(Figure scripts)
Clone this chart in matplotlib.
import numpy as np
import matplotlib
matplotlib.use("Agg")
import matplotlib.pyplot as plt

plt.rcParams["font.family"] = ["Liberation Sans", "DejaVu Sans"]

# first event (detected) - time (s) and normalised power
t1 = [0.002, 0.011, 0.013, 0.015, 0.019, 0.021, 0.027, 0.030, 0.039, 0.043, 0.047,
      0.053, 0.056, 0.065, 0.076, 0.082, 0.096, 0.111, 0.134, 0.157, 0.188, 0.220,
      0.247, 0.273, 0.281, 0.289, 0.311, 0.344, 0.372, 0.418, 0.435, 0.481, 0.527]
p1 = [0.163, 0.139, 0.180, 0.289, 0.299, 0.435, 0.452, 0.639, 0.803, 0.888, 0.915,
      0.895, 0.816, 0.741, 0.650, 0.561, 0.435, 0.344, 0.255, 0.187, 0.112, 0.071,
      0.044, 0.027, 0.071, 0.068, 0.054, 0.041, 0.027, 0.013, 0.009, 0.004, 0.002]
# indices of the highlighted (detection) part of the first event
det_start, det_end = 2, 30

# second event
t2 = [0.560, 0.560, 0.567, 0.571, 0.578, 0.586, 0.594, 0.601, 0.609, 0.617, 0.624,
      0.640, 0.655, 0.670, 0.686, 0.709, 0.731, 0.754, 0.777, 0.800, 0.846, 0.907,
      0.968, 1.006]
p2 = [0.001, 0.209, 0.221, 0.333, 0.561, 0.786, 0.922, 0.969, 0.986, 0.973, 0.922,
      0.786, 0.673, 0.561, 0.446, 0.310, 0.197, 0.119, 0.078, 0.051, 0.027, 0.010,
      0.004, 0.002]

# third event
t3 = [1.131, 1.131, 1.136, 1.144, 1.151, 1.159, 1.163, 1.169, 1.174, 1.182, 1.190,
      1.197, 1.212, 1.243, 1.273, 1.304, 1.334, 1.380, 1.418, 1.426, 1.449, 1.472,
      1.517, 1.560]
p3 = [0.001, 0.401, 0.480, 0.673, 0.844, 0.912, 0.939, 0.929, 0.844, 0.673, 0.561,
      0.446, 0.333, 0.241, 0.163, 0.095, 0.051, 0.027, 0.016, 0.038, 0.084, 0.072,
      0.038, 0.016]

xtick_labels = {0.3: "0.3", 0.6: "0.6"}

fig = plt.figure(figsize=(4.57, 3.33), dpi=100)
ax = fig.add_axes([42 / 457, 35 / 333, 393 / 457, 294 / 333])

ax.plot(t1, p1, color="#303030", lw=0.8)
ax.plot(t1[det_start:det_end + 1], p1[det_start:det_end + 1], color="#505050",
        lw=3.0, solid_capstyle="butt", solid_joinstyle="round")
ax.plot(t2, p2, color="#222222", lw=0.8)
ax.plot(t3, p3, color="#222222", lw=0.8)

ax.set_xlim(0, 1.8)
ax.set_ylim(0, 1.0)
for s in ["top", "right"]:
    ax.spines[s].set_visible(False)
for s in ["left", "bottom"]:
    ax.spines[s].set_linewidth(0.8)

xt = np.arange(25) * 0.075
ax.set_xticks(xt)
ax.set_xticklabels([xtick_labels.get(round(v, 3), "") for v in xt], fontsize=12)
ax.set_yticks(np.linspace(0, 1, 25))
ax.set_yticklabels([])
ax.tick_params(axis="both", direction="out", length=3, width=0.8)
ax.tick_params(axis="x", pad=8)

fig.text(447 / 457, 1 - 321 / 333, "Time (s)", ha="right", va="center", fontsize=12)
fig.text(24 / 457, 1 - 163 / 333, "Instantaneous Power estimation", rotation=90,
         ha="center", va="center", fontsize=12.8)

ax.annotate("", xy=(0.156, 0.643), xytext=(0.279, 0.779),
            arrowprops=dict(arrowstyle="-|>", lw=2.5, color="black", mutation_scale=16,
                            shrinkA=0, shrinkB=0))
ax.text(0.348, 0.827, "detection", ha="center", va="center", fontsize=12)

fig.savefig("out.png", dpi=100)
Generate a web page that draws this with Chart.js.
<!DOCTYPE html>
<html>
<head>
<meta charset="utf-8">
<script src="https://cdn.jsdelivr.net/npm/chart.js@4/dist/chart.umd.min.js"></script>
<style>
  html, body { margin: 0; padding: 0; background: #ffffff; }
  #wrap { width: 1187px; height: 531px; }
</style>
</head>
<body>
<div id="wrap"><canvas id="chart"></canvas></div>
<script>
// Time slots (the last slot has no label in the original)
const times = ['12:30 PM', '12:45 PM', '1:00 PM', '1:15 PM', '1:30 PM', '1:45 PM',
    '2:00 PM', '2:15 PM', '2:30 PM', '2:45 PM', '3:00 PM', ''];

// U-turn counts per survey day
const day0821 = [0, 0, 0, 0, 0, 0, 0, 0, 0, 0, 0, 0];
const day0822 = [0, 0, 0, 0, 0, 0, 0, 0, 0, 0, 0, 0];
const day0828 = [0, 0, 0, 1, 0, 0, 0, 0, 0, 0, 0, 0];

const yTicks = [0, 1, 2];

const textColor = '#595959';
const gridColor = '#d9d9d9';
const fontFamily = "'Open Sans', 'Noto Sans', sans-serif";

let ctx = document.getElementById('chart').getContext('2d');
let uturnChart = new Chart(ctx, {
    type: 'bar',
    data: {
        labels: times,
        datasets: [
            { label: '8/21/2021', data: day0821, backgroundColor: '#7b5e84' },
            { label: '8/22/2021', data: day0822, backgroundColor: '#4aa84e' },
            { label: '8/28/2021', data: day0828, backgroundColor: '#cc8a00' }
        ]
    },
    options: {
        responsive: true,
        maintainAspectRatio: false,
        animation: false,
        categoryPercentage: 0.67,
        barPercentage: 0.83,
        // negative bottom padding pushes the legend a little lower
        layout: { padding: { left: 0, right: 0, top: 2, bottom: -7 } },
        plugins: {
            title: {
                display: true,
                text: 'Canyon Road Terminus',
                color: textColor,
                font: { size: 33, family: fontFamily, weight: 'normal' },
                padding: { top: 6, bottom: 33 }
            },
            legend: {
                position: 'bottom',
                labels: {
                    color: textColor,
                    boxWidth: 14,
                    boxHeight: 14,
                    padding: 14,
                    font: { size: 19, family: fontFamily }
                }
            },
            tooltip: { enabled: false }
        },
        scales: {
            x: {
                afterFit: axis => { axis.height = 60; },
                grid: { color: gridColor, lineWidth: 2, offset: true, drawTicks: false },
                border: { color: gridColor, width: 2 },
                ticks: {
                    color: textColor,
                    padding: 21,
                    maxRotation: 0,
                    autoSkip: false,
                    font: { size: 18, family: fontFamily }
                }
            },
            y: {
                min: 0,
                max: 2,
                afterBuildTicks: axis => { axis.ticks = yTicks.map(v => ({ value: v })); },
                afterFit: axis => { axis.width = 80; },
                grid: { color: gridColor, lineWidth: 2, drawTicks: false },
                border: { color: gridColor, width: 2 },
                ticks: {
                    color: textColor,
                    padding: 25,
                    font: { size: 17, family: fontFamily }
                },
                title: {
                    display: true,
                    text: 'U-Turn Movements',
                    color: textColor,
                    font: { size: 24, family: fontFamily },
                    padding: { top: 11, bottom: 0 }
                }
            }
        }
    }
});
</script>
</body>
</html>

▶ Do this
Give back, verbatim, the lines from the top of the entries above through the line containing "det_start, det_end = 2, 30".

▶ Answer below
Clone this chart in matplotlib.
import numpy as np
import matplotlib
matplotlib.use("Agg")
import matplotlib.pyplot as plt

plt.rcParams["font.family"] = ["Liberation Sans", "DejaVu Sans"]

# first event (detected) - time (s) and normalised power
t1 = [0.002, 0.011, 0.013, 0.015, 0.019, 0.021, 0.027, 0.030, 0.039, 0.043, 0.047,
      0.053, 0.056, 0.065, 0.076, 0.082, 0.096, 0.111, 0.134, 0.157, 0.188, 0.220,
      0.247, 0.273, 0.281, 0.289, 0.311, 0.344, 0.372, 0.418, 0.435, 0.481, 0.527]
p1 = [0.163, 0.139, 0.180, 0.289, 0.299, 0.435, 0.452, 0.639, 0.803, 0.888, 0.915,
      0.895, 0.816, 0.741, 0.650, 0.561, 0.435, 0.344, 0.255, 0.187, 0.112, 0.071,
      0.044, 0.027, 0.071, 0.068, 0.054, 0.041, 0.027, 0.013, 0.009, 0.004, 0.002]
# indices of the highlighted (detection) part of the first event
det_start, det_end = 2, 30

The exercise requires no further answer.